As alternativas para o desenvolvimento agrícola e social nas nove comunidades situadas na área de pesquisa do Piatam surgiram em 2005 e são feitas com base nos estudos de extensão rural realizados ao longo dos sete anos de execução do projeto. Entre essas ações, que incluem oficinas de capacitação de liderança e o desenvolvimento de hortas comunitárias, estão previstas atividades que priorizam melhorias no processamento da malva e da juta para comercialização.
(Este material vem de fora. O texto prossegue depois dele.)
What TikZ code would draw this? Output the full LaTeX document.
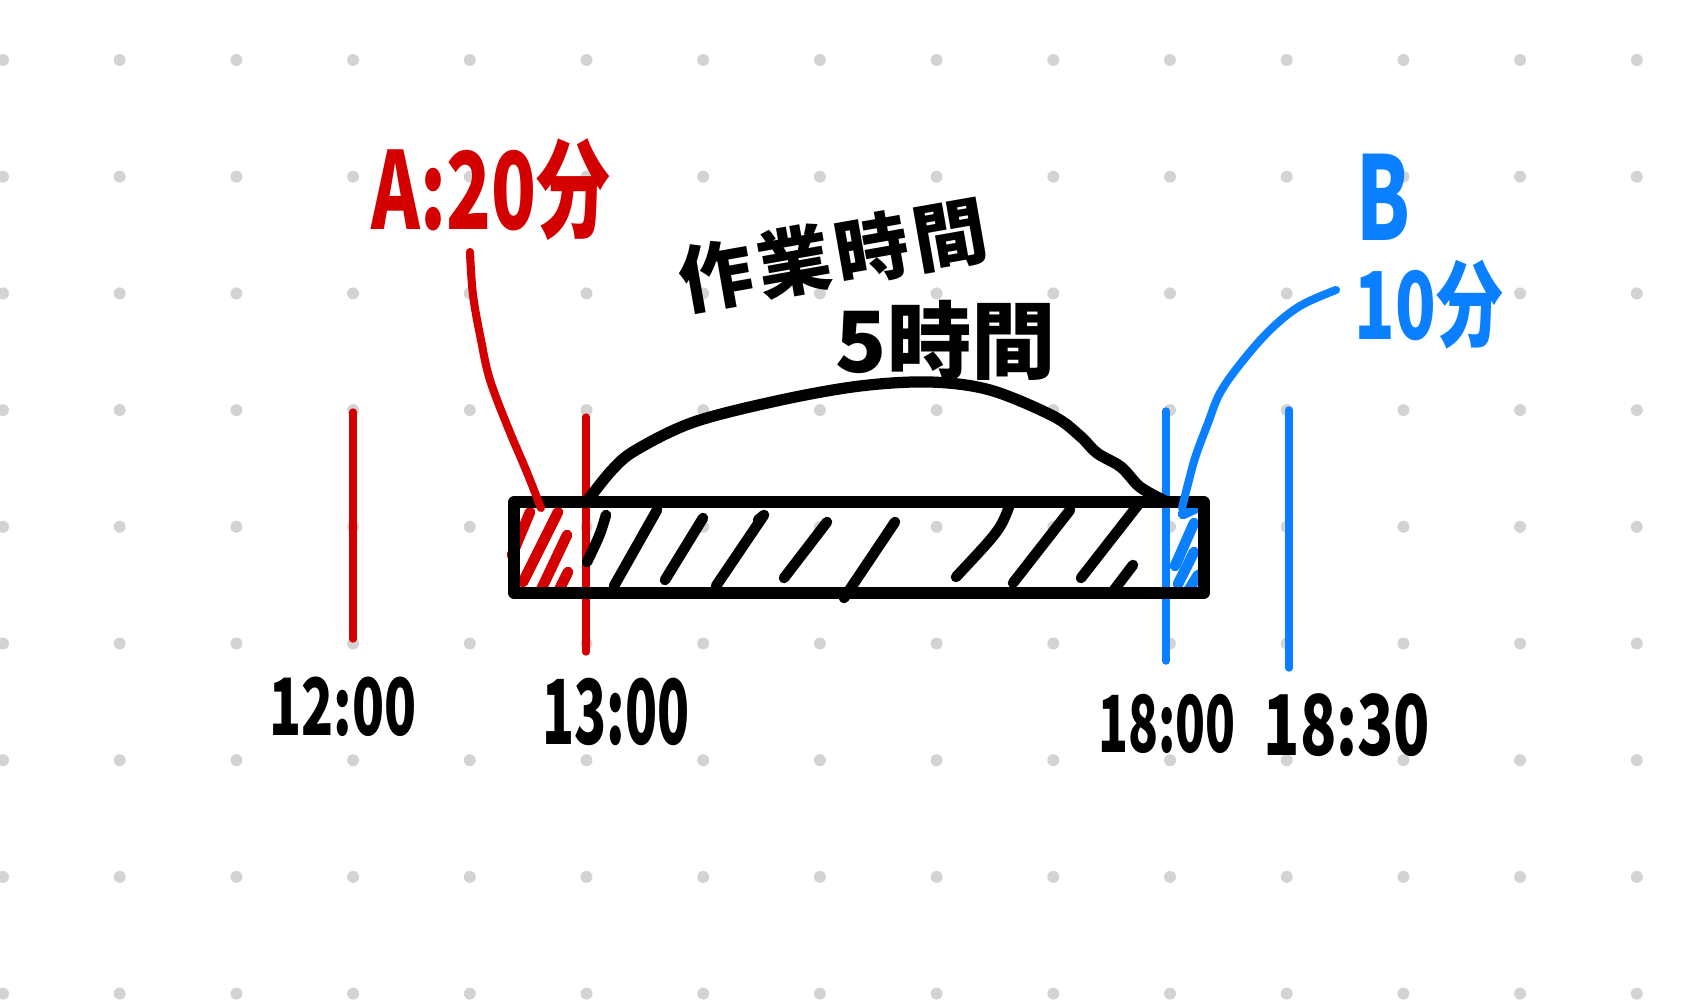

– Ao identificarmos essas dificuldades, tentamos buscar inovações tecnológicas que pudessem romper certas práticas da cadeia produtiva, substituindo o esforço subumano exigido no processo. As seis máquinas distribuídas durante a viagem foram financiadas pelo Ministério da Ciência e Tecnologia e exercerão um importante papel no processo produtivo dessas culturas, trazendo inúmeros benefícios à produção e diminuindo os danos à saúde dessas pessoas, comentou Therezinha Fraxe, doutora em Sociologia e coordenadora da área de Socioeconomia do Piatam.
A pesquisadora explica, no entanto, que nenhum projeto realizado em comunidades ribeirinhas pode se dizer sustentável se não trabalhar a questão de sua estruturação social. Por isso, a disponibilização da máquina não se configura como uma doação, pressupondo uma contrapartida por parte dos agricultores os quais terão que cumprir indicadores sociais relacionados à organização social (a partir da legalização das associações e da construção de sedes comunitárias), à saúde (garantindo a vacinação, a diminuição do índice de verminoses nas crianças e a realização periódica do exame preventivo para as mulheres) e à educação (considerando a inclusão das crianças na escola e a diminuição do índice de evasão e repetência). Além disso, os produtores também foram orientados, por meio de uma oficina de capacitação em administração rural, a trabalharem a organização do gerenciamento da propriedade e da produção, tanto individuais, como as comunitárias.
Após acompanhar as atividades do projeto, Leonardo Hamú classificou o equipamento como uma tecnologia social. Para ele, acompanhar os trabalhos propiciou uma percepção mais precisa do modo de vida dessas populações tradicionais, capacitando-o a avaliar com mais propriedade tanto as futuras propostas, como a execução do projeto financiado pelo MCT.
– Tivemos a oportunidade de vivenciar o método tradicional de colheita e manejo da fibra e vislumbrar de que forma a máquina poderá melhorar e influenciar a vida dessas pessoas. Entendo que é necessário que esses projetos jamais sejam interrompidos. Assim, garantir o fluxo de recursos por parte do Governo Federal é de fundamental importância para garantir a continuidade e sustentabilidade das ações, completou.